**DIRECTION**
Your task is to reproduce, verbatim and without pictures, the lines from the opening of the listing through the line containing "0.029, 0.018, 0.012]".

**DATA EXTRACT**
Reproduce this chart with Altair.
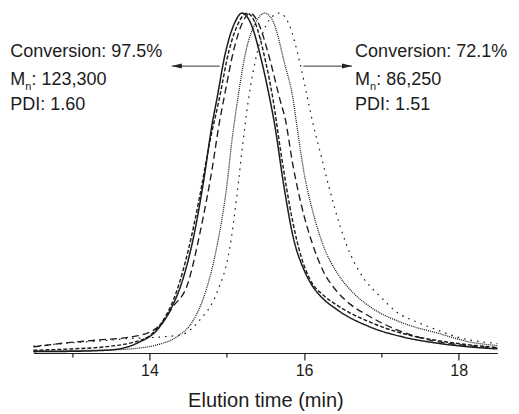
import altair as alt
import pandas as pd

# ---- curve data (elution time in min, normalised detector response) ----
t_solid = [12.5, 13.0, 13.5, 13.85, 14.1, 14.27, 14.43, 14.57, 14.69, 14.82, 14.87, 14.98, 15.1, 15.2, 15.3, 15.45, 15.56, 15.61, 15.74, 15.86, 16.0, 16.1, 16.21, 16.43, 16.86, 17.28, 17.72, 18.14, 18.5]
v_solid = [0.004, 0.005, 0.009, 0.03, 0.068, 0.126, 0.215, 0.34, 0.49, 0.685, 0.744, 0.88, 0.97, 1.0, 0.975, 0.86, 0.744, 0.685, 0.49, 0.34, 0.244, 0.2, 0.168, 0.127, 0.076, 0.047, 0.029, 0.018, 0.012]

t_sdash = [12.5, 13.0, 13.5, 13.8, 14.0, 14.18, 14.35, 14.5, 14.65, 14.78, 14.9, 15.03, 15.15, 15.26, 15.36, 15.5, 15.6, 15.7, 15.85, 15.96, 16.08, 16.25, 16.43, 16.86, 17.3, 17.8, 18.5]
v_sdash = [0.008, 0.012, 0.02, 0.032, 0.05, 0.097, 0.18, 0.3, 0.46, 0.62, 0.744, 0.89, 0.97, 1.0, 0.975, 0.86, 0.744, 0.59, 0.39, 0.285, 0.215, 0.17, 0.14, 0.09, 0.056, 0.034, 0.016]

t_ldash = [12.5, 12.89, 13.32, 13.75, 14.01, 14.15, 14.3, 14.49, 14.66, 14.81, 14.91, 14.96, 15.1, 15.2, 15.3, 15.4, 15.55, 15.69, 15.76, 15.85, 15.96, 16.11, 16.25, 16.43, 16.6, 16.86, 17.2, 17.63, 18.1, 18.5]
v_ldash = [0.018, 0.029, 0.038, 0.047, 0.062, 0.085, 0.135, 0.2, 0.36, 0.54, 0.685, 0.744, 0.9, 0.97, 1.0, 0.975, 0.87, 0.744, 0.685, 0.56, 0.44, 0.32, 0.24, 0.18, 0.143, 0.106, 0.068, 0.038, 0.022, 0.015]

t_fdot = [12.5, 13.0, 13.5, 13.8, 14.1, 14.35, 14.57, 14.74, 14.87, 15.0, 15.07, 15.14, 15.25, 15.37, 15.49, 15.6, 15.75, 15.86, 15.9, 16.0, 16.12, 16.25, 16.43, 16.64, 16.86, 17.28, 17.72, 18.15, 18.5]
v_fdot = [0.006, 0.007, 0.009, 0.013, 0.024, 0.047, 0.097, 0.19, 0.31, 0.49, 0.63, 0.744, 0.89, 0.97, 1.0, 0.975, 0.85, 0.744, 0.68, 0.53, 0.41, 0.315, 0.235, 0.176, 0.135, 0.088, 0.059, 0.032, 0.022]

t_sdot = [12.5, 13.0, 13.5, 13.7, 14.0, 14.2, 14.43, 14.65, 14.87, 15.04, 15.13, 15.21, 15.28, 15.4, 15.55, 15.68, 15.8, 15.95, 16.05, 16.12, 16.21, 16.32, 16.47, 16.6, 16.77, 16.99, 17.2, 17.46, 17.72, 17.98, 18.5]
v_sdot = [0.02, 0.03, 0.038, 0.042, 0.045, 0.048, 0.055, 0.097, 0.176, 0.31, 0.46, 0.62, 0.744, 0.89, 0.98, 1.0, 0.97, 0.85, 0.744, 0.67, 0.59, 0.49, 0.37, 0.29, 0.22, 0.165, 0.12, 0.091, 0.068, 0.047, 0.028]

series_names = ["solid", "short dash", "long dash", "fine dot", "sparse dot"]

# ---- annotation content ----
conv_labels = ["Conversion: 97.5%", "Conversion: 72.1%"]
mn_values = [": 123,300", ": 86,250"]
pdi_labels = ["PDI: 1.60", "PDI: 1.51"]
label_x = [12.2, 16.66]
row_y = [0.871, 0.789, 0.715]
arrow_from = [14.91, 15.99]
arrow_to = [14.29, 16.62]
arrow_y = [0.844, 0.844]

rows = []
for name, ts, vs in zip(series_names,
                        [t_solid, t_sdash, t_ldash, t_fdot, t_sdot],
                        [v_solid, v_sdash, v_ldash, v_fdot, v_sdot]):
    for i, (t, v) in enumerate(zip(ts, vs)):
        rows.append({"series": name, "t": t, "v": v, "i": i})
df = pd.DataFrame(rows)

FONT = "Liberation Sans"
INK = "#1c1c1c"
FS = 18
x_scale = alt.Scale(domain=[12.5, 18.5], nice=False, zero=False)
y_scale = alt.Scale(domain=[0, 1.015], nice=False, zero=True)

x_axis = alt.Axis(
    values=[13, 14, 15, 16, 17, 18],
    format="d",
    labelExpr="datum.value % 2 == 0 ? datum.label : ''",
    tickSize={"condition": {"test": "datum.value % 2 == 0", "value": 7}, "value": 4},
    title="Elution time (min)",
    grid=False,
)

lines = alt.Chart(df).mark_line(interpolate="monotone", color=INK).encode(
    x=alt.X("t:Q", scale=x_scale, axis=x_axis),
    y=alt.Y("v:Q", scale=y_scale, axis=None),
    detail="series:N",
    order="i:Q",
    strokeDash=alt.StrokeDash("series:N", scale=alt.Scale(
        domain=series_names, range=[[1, 0], [4, 2], [7, 4], [1, 1], [1.6, 5]]), legend=None),
    strokeWidth=alt.StrokeWidth("series:N", scale=alt.Scale(
        domain=series_names, range=[1.5, 1.2, 1.5, 0.9, 1.6]), legend=None),
)

arrows = pd.DataFrame({"x0": arrow_from, "x1": arrow_to, "y": arrow_y})
rules = alt.Chart(arrows).mark_rule(color="#333", strokeWidth=1).encode(
    x=alt.X("x0:Q", scale=x_scale), x2="x1:Q", y=alt.Y("y:Q", scale=y_scale))

left_head = alt.Chart(arrows.iloc[[0]]).mark_point(
    shape="M-1,0L1,-0.5L1,0.5Z", size=100, filled=True, color="#222", opacity=1, xOffset=5
).encode(x=alt.X("x1:Q", scale=x_scale), y=alt.Y("y:Q", scale=y_scale))
right_head = alt.Chart(arrows.iloc[[1]]).mark_point(
    shape="M1,0L-1,-0.5L-1,0.5Z", size=100, filled=True, color="#222", opacity=1, xOffset=-5
).encode(x=alt.X("x1:Q", scale=x_scale), y=alt.Y("y:Q", scale=y_scale))

txt = pd.DataFrame({
    "x": label_x * 3,
    "y": [row_y[0]] * 2 + [row_y[1]] * 2 + [row_y[2]] * 2,
    "text": conv_labels + ["M", "M"] + pdi_labels,
})
mn = pd.DataFrame({"x": label_x, "y": [row_y[1]] * 2, "text": mn_values})
sub = pd.DataFrame({"x": label_x, "y": [row_y[1]] * 2, "text": ["n", "n"]})

text_main = alt.Chart(txt).mark_text(
    align="left", baseline="alphabetic", font=FONT, fontSize=FS, color=INK
).encode(x=alt.X("x:Q", scale=x_scale), y=alt.Y("y:Q", scale=y_scale), text="text:N")
text_mn = alt.Chart(mn).mark_text(
    align="left", baseline="alphabetic", font=FONT, fontSize=FS, color=INK, dx=21.2
).encode(x=alt.X("x:Q", scale=x_scale), y=alt.Y("y:Q", scale=y_scale), text="text:N")
text_sub = alt.Chart(sub).mark_text(
    align="left", baseline="alphabetic", font=FONT, fontSize=11, color=INK, dx=15, dy=5
).encode(x=alt.X("x:Q", scale=x_scale), y=alt.Y("y:Q", scale=y_scale), text="text:N")

chart = alt.layer(lines, rules, left_head, right_head, text_main, text_mn, text_sub).properties(
    width=464, height=345,
    autosize=alt.AutoSizeParams(type="none"),
    padding={"left": 25.4, "top": 0, "right": 13.6, "bottom": 59},
).configure_view(stroke=None).configure_axis(
    domainColor=INK, domainWidth=1.2, tickColor=INK, tickWidth=1.2,
    labelFont=FONT, labelFontSize=16, labelColor=INK, labelPadding=2,
    titleFont=FONT, titleFontSize=20, titleFontWeight="normal", titleColor=INK, titlePadding=12,
)

chart.save("out.html", embed_options={"renderer": "svg", "actions": False})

**SOLUTION FOR THIS TASK**
Reproduce this chart with Altair.
import altair as alt
import pandas as pd

# ---- curve data (elution time in min, normalised detector response) ----
t_solid = [12.5, 13.0, 13.5, 13.85, 14.1, 14.27, 14.43, 14.57, 14.69, 14.82, 14.87, 14.98, 15.1, 15.2, 15.3, 15.45, 15.56, 15.61, 15.74, 15.86, 16.0, 16.1, 16.21, 16.43, 16.86, 17.28, 17.72, 18.14, 18.5]
v_solid = [0.004, 0.005, 0.009, 0.03, 0.068, 0.126, 0.215, 0.34, 0.49, 0.685, 0.744, 0.88, 0.97, 1.0, 0.975, 0.86, 0.744, 0.685, 0.49, 0.34, 0.244, 0.2, 0.168, 0.127, 0.076, 0.047, 0.029, 0.018, 0.012]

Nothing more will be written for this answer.